Я не и видел Париж почти четверть века. Каким-то я его увижу? Ведь по нему прогромыхала война. Его топтали фашисты.

Тот день, 14 июни 1940 года, остался у меня в памяти. Я был в Ленинграде. После спектакля мы ужинали в «Астории». Нельзя было не обратить внимания на сдвинутые столы, за которыми сидели немецкие торговцы пушниной, Среди них царило особенное оживление, и то и дело стреляли пробки от шампанского. Они отмечали отнюдь не деловые успехи, а падение Парижа. С затаенной ненавистью смотрел я на эти бюргерские, раскрасневшиеся лица. Не было никаких сомнений, что это фашисты — на них была надета форма с маленькими свастиками в петличках.

А потом я, как и все, жадно искал в газетах все, что касалось Франции, и узнавал много такого, что радовало. Французы-патриоты незаметно приветствовали друг друга двумя пальцами, изображая букву «V» — victoire — победа; перестали звонить колокола собора Парижской богоматери (зазвучат они снова только тогда, когда последний фашист уйдет с парижской земли). Молчание собора Парижской богоматери символизировало не только трагедию народа, но и его гнев, протест, способность к сопротивлению.
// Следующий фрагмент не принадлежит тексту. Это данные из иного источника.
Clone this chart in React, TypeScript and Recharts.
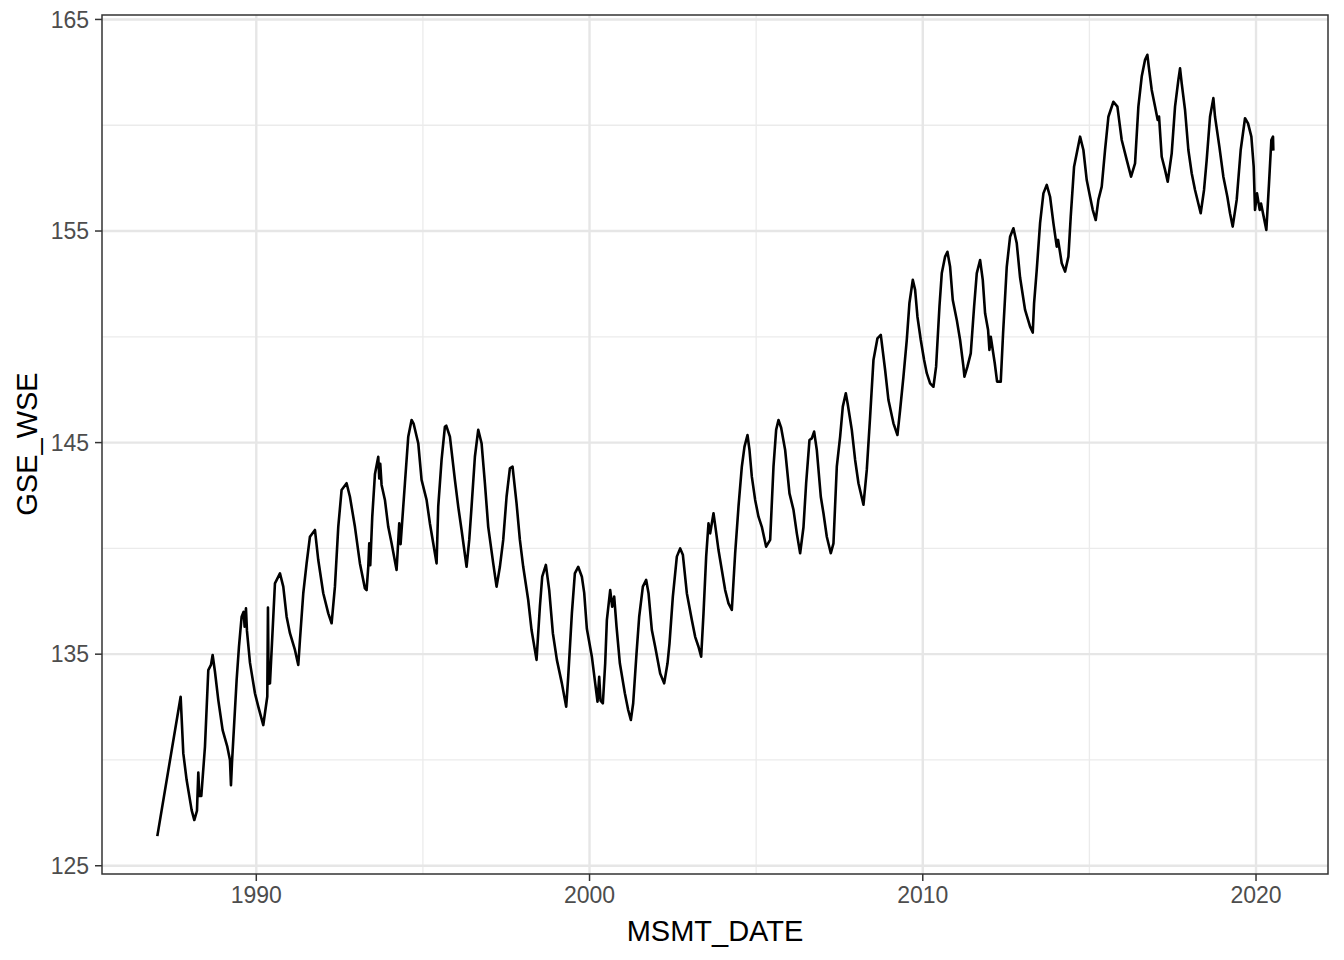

Молчит, конечно, и орган. В его мехи когда-то воздух нагнетался механизмом, который приводил в движение ослик, кружа вокруг барабана. И от того, что этот трогательный ослик вспоминался теперь в связи с фашистами, становилось как-то особенно тоскливо. Но совсем иные чувства волновали меня, когда я узнавал, что настоятель собора Парижской богоматери, кардинал Парижа Эммануэль Сигард, спас десять тысяч еврейских детей. И что актеры «Комеди Франсез» и других театров участвовали в движении Сопротивления. Имена их мы узнали, по вполне понятным причинам, уже после войны. Среди них драматический актер Пьер Дюкс, возглавлявший Национальный комитет Сопротивления, Жан-Луи Барро и Мари Белль, знаменитые эстрадные певицы Эдит Пиаф и Жозефина Бекер, впоследствии награжденная орденом Сопротивления и Крестом Почетного легиона, крупнейшие музыканты Жак Тибо и Шарль Мюиш, киноактеры Пьер Бланшар и совсем тогда еще молодой Жерар Филип.